Drill the holes for the cans using the 3" hole saw, sand the hole and test the can in the hole to test the opening. Glue the panels together with a small amount of wood glue and clamp together, let dry overnight.
I wanted the ends of the cans to be even and the base so they would protrude through the back of the panel by only 1". Using stacks of the hole pieces that were drilled out of the planks in order to level the completed panel face down so that each can protrude by 1" through the back. Using the hot glue gun, a bead of glue was placed around the base of each can securing them to the panel.
In order to give the piece enough strength so the panels would not crack and separate when handled, the planks were also tied together on the top and bottom with a flat aluminum bar and a piece of angled aluminum. The flat bar could be left out, but I wanted strength and have been known to over-engineer from time to time.
First line the bar and angle bracket with the edge of the panel, clamp then drill a single hole through the vertical centerline of each plank, one on top and one on the bottom. Tie them together with the brass screws, nuts and washers.
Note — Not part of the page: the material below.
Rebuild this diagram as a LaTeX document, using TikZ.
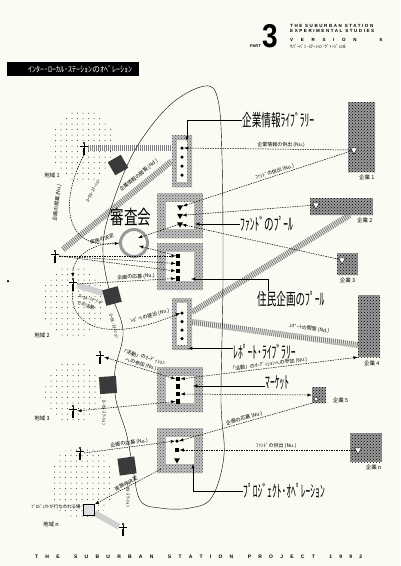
\documentclass[tikz,border=0pt]{standalone}
\usepackage{graphicx}
\usepackage{fontspec}
\setmainfont{Noto Sans CJK JP}
\newfontfamily\headfont{Liberation Sans}
\usetikzlibrary{shapes.geometric, arrows, positioning, patterns, calc}
\definecolor{paper}{HTML}{FBFAF3}
\definecolor{dgray}{HTML}{3A3A3A}
\definecolor{lgray}{HTML}{CFCFCF}
\newcommand{\cond}[1]{\scalebox{0.8}[1.4]{#1}}
\pgfdeclarelayer{back}
\pgfsetlayers{back,main}
\tikzstyle{frame} = [rectangle, inner sep=0pt, preaction={fill=black!25}, pattern=crosshatch dots, pattern color=black!70]
\tikzstyle{pool} = [frame, path picture={\fill[paper] ([shift={(9pt,9pt)}]path picture bounding box.south west) rectangle ([shift={(-9pt,-9pt)}]path picture bounding box.north east);}]
\tikzstyle{library} = [frame, path picture={\fill[paper] ([shift={(5pt,5pt)}]path picture bounding box.south west) rectangle ([shift={(-5pt,-5pt)}]path picture bounding box.north east);}]
\tikzstyle{firm} = [rectangle, inner sep=0pt, preaction={fill=black!40}, pattern=crosshatch dots, pattern color=black]
\tikzstyle{dot} = [circle, fill=black, inner sep=0pt, minimum size=3.5pt]
\tikzstyle{blk} = [rectangle, fill=black, inner sep=0pt, minimum size=4.5pt]
\tikzstyle{tri} = [regular polygon, regular polygon sides=3, shape border rotate=180, fill=black, inner sep=0pt, minimum size=7pt]
\tikzstyle{emblem} = [regular polygon, regular polygon sides=3, shape border rotate=180, fill=white, draw, thin, inner sep=0pt, minimum size=8pt]
\tikzstyle{station} = [rectangle, fill=dgray, inner sep=0pt, minimum size=15pt]
\tikzstyle{person} = [rectangle, inner sep=0pt, minimum width=8pt, minimum height=13pt, path picture={
  \fill ([yshift=-1.4pt]path picture bounding box.north) circle (1.1pt);
  \draw[line width=1pt] ([yshift=-2pt]path picture bounding box.north) -- (path picture bounding box.center);
  \draw[line width=0.6pt] ([yshift=-4.5pt]path picture bounding box.north west) -- ([yshift=-4.5pt]path picture bounding box.north east);
  \draw[line width=0.5pt] ([xshift=-0.6pt]path picture bounding box.center) -- ([xshift=-0.6pt]path picture bounding box.south);
  \draw[line width=0.5pt] ([xshift=0.6pt]path picture bounding box.center) -- ([xshift=0.6pt]path picture bounding box.south);}]
\tikzstyle{band} = [line width=6pt, draw=black!50, dash pattern=on 1pt off 1pt]
\tikzstyle{haze} = [line width=6pt, draw=lgray]
\tikzstyle{flow} = [line width=0.5pt, dash pattern=on 1.5pt off 1pt, ->, >=latex]
\tikzstyle{flow2} = [flow, <->]
\tikzstyle{leader} = [line width=0.5pt, ->, >=latex]
\tikzstyle{big} = [font=\fontsize{12}{12}\selectfont, inner sep=0pt]
\tikzstyle{small} = [font=\fontsize{5}{7.5}\selectfont, inner sep=1pt]
\tikzstyle{note} = [font=\fontsize{4.5}{7}\selectfont, inner sep=0.5pt]
\tikzstyle{tag} = [font=\fontsize{5.5}{6}\selectfont, inner sep=0.5pt]
\tikzstyle{headline} = [font=\headfont\bfseries\fontsize{4.5}{5}\selectfont\addfontfeature{LetterSpace=35}, inner sep=0pt]

\begin{document}
\begin{tikzpicture}[x=1pt, y=-1pt, align=center, node distance=2pt]
\begin{pgfonlayer}{back}
\fill[paper] (0,0) rectangle (400,566);
% regions
\foreach \cx/\cy/\rx/\ry in {83/146/33/36, 73/302/32/36, 73/392/28/31, 82/483/32/38} {
  \begin{scope}
    \clip (\cx,\cy) ellipse ({\rx pt} and {\ry pt});
    \foreach \i in {-7,...,7} \foreach \j in {-8,...,8}
      \fill[black!80] (\cx+\i*5.5, \cy+\j*5.5) circle (0.5pt);
  \end{scope}
}
\end{pgfonlayer}
\useasboundingbox (0,0) rectangle (400,566);

% header
\node (part) [font=\headfont\bfseries\fontsize{4}{4}\selectfont, anchor=base east, inner sep=0pt] at (261,47) {PART};
\node (num) [font=\headfont\bfseries\fontsize{33}{33}\selectfont, anchor=base west, inner sep=0pt] at (262,47) {\scalebox{0.85}[1]{3}};
\node (head1) [headline, anchor=base west] at (290,27) {THE SUBURBAN STATION};
\node (head2) [headline, anchor=base west] at (290,32.5) {EXPERIMENTAL STUDIES};
\node (head3) [headline, anchor=base west] at (290,41) {\hbox to 92pt{V\hfil E\hfil R\hfil S\hfil I\hfil O\hfil N\hfil\hfil\hfil 8}};
\node (head4) [font=\fontsize{4.6}{5}\selectfont, anchor=base west, inner sep=0pt] at (290,48) {ｻﾊﾞｰﾊﾞﾝ･ｽﾃｰｼｮﾝ･ｳﾞｧｰｼﾞｮﾝ8};
\node (title) [fill=black, text=white, anchor=west, inner ysep=3.5pt, inner xsep=0pt, font=\fontsize{8}{9}\selectfont] at (7,69) {\hspace{21pt}ｲﾝﾀｰ･ﾛｰｶﾙ･ｽﾃｰｼｮﾝのｵﾍﾟﾚｰｼｮﾝ\hspace{7pt}};
\node (foot) [font=\headfont\bfseries\fontsize{5}{5}\selectfont, inner sep=0pt, anchor=base west] at (35,558) {\hbox to 327pt{T\hfil H\hfil E\hfil\hfil S\hfil U\hfil B\hfil U\hfil R\hfil B\hfil A\hfil N\hfil\hfil S\hfil T\hfil A\hfil T\hfil I\hfil O\hfil N\hfil\hfil P\hfil R\hfil O\hfil J\hfil E\hfil C\hfil T\hfil\hfil 1\hfil 9\hfil 9\hfil 2}};

% station boundary
\draw[thin] plot[smooth cycle, tension=0.6] coordinates {(205,86) (218,100) (222,157) (223,280) (221,400) (224,455) (212,497) (190,508) (160,508) (140,500) (132,462) (126,432) (116,400) (115,370) (123,330) (108,285) (103,245) (112,205) (135,150) (170,105)};

% pools and libraries
\node (corp) [library, minimum width=20pt, minimum height=52pt] at (182,161) {};
\foreach \i/\y in {1/148,2/157,3/166,4/175} \node (corp\i) [dot] at (182,\y) {};
\node (fund) [pool, minimum width=46pt, minimum height=45pt] at (180,215.5) {};
\foreach \i/\y in {1/207,2/215.5,3/224} \node (fund\i) [tri] at (180,\y) {};
\node (plan) [pool, minimum width=46pt, minimum height=47pt] at (180,266.5) {};
\foreach \i/\y in {1/256,2/263.5,3/271,4/278.5} \node (plan\i) [blk] at (178,\y) {};
\node (report) [library, minimum width=20pt, minimum height=52pt] at (182,324) {};
\foreach \i/\y in {1/313,2/321.5,3/330,4/338.5} \node (report\i) [dot] at (182,\y) {};
\node (market) [pool, minimum width=46pt, minimum height=45pt] at (180,389.5) {};
\foreach \i/\y in {1/379,2/386.5,3/394,4/401.5} \node (market\i) [blk] at (178,\y) {};
\node (proj) [pool, minimum width=46pt, minimum height=45pt] at (180,450.5) {};
\node (proj1) [dot] at (177,441) {};
\node (proj2) [blk] at (177,450) {};
\node (proj3) [tri] at (177,460) {};

% firms
\node (firm1) [firm, minimum width=27pt, minimum height=70pt] at (361.5,137) {};
\node (firm1s) [emblem] at (354,150) {};
\node (firm1l) [tag, below=2pt of firm1.south east, anchor=north east] {企業 1};
\node (firm2) [firm, minimum width=63pt, minimum height=17pt] at (341.5,206.5) {};
\node (firm2s) [emblem] at (316,205) {};
\node (firm2l) [tag, below=2pt of firm2.south east, anchor=north east] {企業 2};
\node (firm3) [firm, minimum width=21pt, minimum height=22pt] at (347.5,264) {};
\node (firm3s) [emblem] at (342,260) {};
\node (firm3l) [tag, below=2pt of firm3] {企業 3};
\node (firm4) [firm, minimum width=22pt, minimum height=62pt] at (369,326) {};
\node (firm4l) [tag, below=3pt of firm4.south east, anchor=north east] {企業 4};
\node (firm5) [firm, minimum width=14pt, minimum height=16pt] at (319,395) {};
\node (firm5s) [circle, draw, fill=white, inner sep=0pt, minimum size=4pt] at (316,399) {};
\node (firm5l) [tag, right=6pt of firm5.south east, anchor=south west] {企業 5};
\node (firm6) [firm, minimum width=32pt, minimum height=29pt] at (366,447.5) {};
\node (firm6s) [emblem] at (358,450) {};
\node (firm6l) [tag, below=2pt of firm6.south east, anchor=north east] {企業 n};

% big labels
\node (corpl) [big, anchor=west] at (242,120) {\cond{企業情報ﾗｲﾌﾞﾗﾘｰ}};
\node (fundl) [big, anchor=west] at (240,224) {\cond{ﾌｧﾝﾄﾞのﾌﾟｰﾙ}};
\node (planl) [big, anchor=west] at (257,299) {\cond{住民企画のﾌﾟｰﾙ}};
\node (reportl) [big, anchor=west] at (233,352) {\cond{ﾚﾎﾟｰﾄ･ﾗｲﾌﾞﾗﾘｰ}};
\node (marketl) [big, anchor=west] at (265,382) {\cond{ﾏｰｹｯﾄ}};
\node (projl) [big, anchor=west] at (243,491) {\cond{ﾌﾟﾛｼﾞｪｸﾄ･ｵﾍﾟﾚｰｼｮﾝ}};
\node (panel) [font=\fontsize{15}{15}\selectfont, inner sep=0pt] at (131,217) {\scalebox{0.9}[1.3]{審査会}};
\draw[leader] (corpl.west) -| (187,141);
\draw[leader] (fundl.west) -- ++(-45,0);
\draw[leader] ([xshift=11pt]planl.north west) |- (191,279);
\draw[leader] ([yshift=-4pt]reportl.north west) -- ++(-45,0);
\draw[leader] ([yshift=-4pt]marketl.west) -- ++(-72,0);
\draw[leader] (projl.west) -| (193,464);

% stations, people, places
\node (st1) [station, rotate=30] at (118,165) {};
\node (st2) [station, rotate=15, minimum size=16pt] at (112,296) {};
\node (st3) [station, rotate=4, minimum size=17pt] at (108,385) {};
\node (stn) [station, rotate=8, minimum size=17pt] at (127,466) {};
\node (st1t) [note, rotate=62] at (93,191) {ﾛｰｶﾙ･ｽﾃｰｼｮﾝ};
\node (st2t) [note, rotate=-75] at (114,326) {ﾛｰｶﾙ･ｽﾃｰｼｮﾝ};
\node (st3t) [note, rotate=-90] at (104,413) {ﾛｰｶﾙ･ｽﾃｰｼｮﾝ};
\node (stnt) [note, rotate=-90] at (128,495) {ﾛｰｶﾙ･ｽﾃｰｼｮﾝ};
\node (st2act) [note, rotate=-15, align=left] at (90,303) {ﾛｰｶﾙ･ｽﾃｰｼｮﾝ\\での活動};
\node (p1) [person] at (84,148) {};
\node (p0) [person] at (55,256) {};
\node (p2) [person] at (73,284) {};
\node (p3a) [person] at (100,357) {};
\node (p3b) [person] at (73,411) {};
\node (pna) [person] at (80,453) {};
\node (pnb) [person] at (123,529) {};
\node (pin) [dot, minimum size=2.5pt] at (8,281) {};
\node (place) [rectangle, draw, thin, fill=black!12, minimum size=11pt] at (89,510) {};
\node (placel) [note, left=2pt of place, yshift=3pt] {ﾌﾟﾛｼﾞｪｸﾄが行なわれる場};
\node (area1) [tag] at (52,175) {地域 1};
\node (area2) [tag] at (42,335) {地域 2};
\node (area3) [tag] at (42,418) {地域 3};
\node (arean) [tag] at (51,524) {地域 n};
\node (ring) [circle, draw=black!40, line width=3pt, minimum size=27pt, inner sep=0pt] at (134,243) {};

% bands
\begin{pgfonlayer}{back}
\draw[band] (p1.east) -- (p1.east -| corp.west);
\draw[band, shorten <=5pt] (p0) -- (corp.west) node[small, pos=0.76, above=3pt, sloped] {企業情報の閲覧 (Nd.)};
\draw[band] ([yshift=12pt]report.east) -- ([xshift=8pt]firm2.south);
\draw[band] ([yshift=2pt]report.east) -- ([yshift=-19pt]firm4.west) node[small, pos=0.7, above=3pt, sloped] {ﾚﾎﾟｰﾄの閲覧 (Nd.)};
\draw[haze] (p2) -- (st2);
\draw[haze] (place) -- (pnb);
\end{pgfonlayer}

% flows
\draw[flow] (firm1s) -- (corp1) node[small, pos=0.42, above] {企業情報の供出 (Nu.)};
\draw[flow] (firm1s) -- (fund1) node[small, pos=0.45, above, sloped] {ﾌｧﾝﾄﾞの供出 (Nu.)};
\draw[flow] (firm2s) -- (fund2);
\draw[flow] (firm3s) -- (fund3);
\draw[flow] (fund3) -- ($(ring)+(4,-5)$);
\draw[flow] (plan1) -- ($(ring)+(5,3)$);
\draw[flow] (p1.south) .. controls (58,205) and (66,250) .. (ring.west);
\node (proposal) [small, rotate=83] at (57,203) {企画の提案 (Nu.)};
\node (decide1) [small, rotate=18] at (102,239) {実施の決定};
\draw[flow] (ring.west) .. controls (92,242) and (72,258) .. (p2.north);
\draw[flow] (p0.east) -- (plan1.west);
\draw[flow] (p0.east) -- (plan2.west);
\draw[flow] (p0.east) -- (plan3.west);
\draw[flow] (p2.east) -- (plan4.west) node[small, pos=0.6, above, sloped] {企画の応募 (Nu.)};
\draw[flow] (p2.south) .. controls (68,325) and (105,345) .. (report1.west);
\node (submit) [small, rotate=15] at (150,316) {ﾚﾎﾟｰﾄの提出 (Nu.)};
\draw[flow2] (p3a.east) -- (market1.west) node[small, midway, above, sloped] {「活動」のｵｰﾃﾞｨｼｮﾝ\\への参加 (Nu.)};
\draw[flow2] (market4.west) -- (p3b.east);
\draw[flow] (pna.east) -- (proj1.west) node[small, midway, above, sloped] {企画の応募 (Nu.)};
\draw[flow] ([shift={(4pt,4pt)}]proj.south west) -- (place.north east) node[small, midway, above, sloped] {実施の決定};
\draw[flow2] (firm4.south west) -- (market1.east) node[small, midway, above, sloped] {「活動」のｵｰﾃﾞｨｼｮﾝへの参加 (Nu.)};
\draw[flow2] (market3.east) -- (firm5.west);
\draw[flow] (firm5.south west) -- (proj1.east) node[small, midway, above, sloped] {企画の応募 (Nu.)};
\draw[flow] (firm6s) -- (proj2.east) node[small, pos=0.45, above] {ﾌｧﾝﾄﾞの供出 (Nu.)};
\end{tikzpicture}
\end{document}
To add strength to this application, a bead of hot glue down the length of the bars and the planks. I also put a small hot glue bead at the base of each nut to keep them in place; the frame is ready.
Next prepare the cans. The interior of the cans were a gray color which absorbed the light from the LED, in order to get more of the light to strike the lenses it to bounce around, this was accomplished by painting the inside of the cans with marker paint.
The reason for the choice of chose marker paint was due to its nozzle, which is designed to point down at the ground so the nozzle is straight which makes painting the interior of the cans easy. I also wanted the colors to shift somewhat so I chose a red, green, blue, white and yellow colors; at this time, the look and color was not known to me since my friend was busy making them while I built the frame and electronics.
To drill the holes in the cans, a standard drill created a burr, which was too difficult to clear and also make the hole oblong once de-burred. By using a step drill bit, the hole is clean because this bit will mill the edges of the hole as it drills making a perfect round hole the right size for the LEDs.
Next I measured the diameter of the business end of the DP-001, so I could drill holes in the panel for them to peek through; picked a corresponding drill size and laid out a circular pattern for the holes. This was to keep the consistent similarity with circles.
With all the cans in painted, drilled and installed into the frame, it is time to work on the electronics.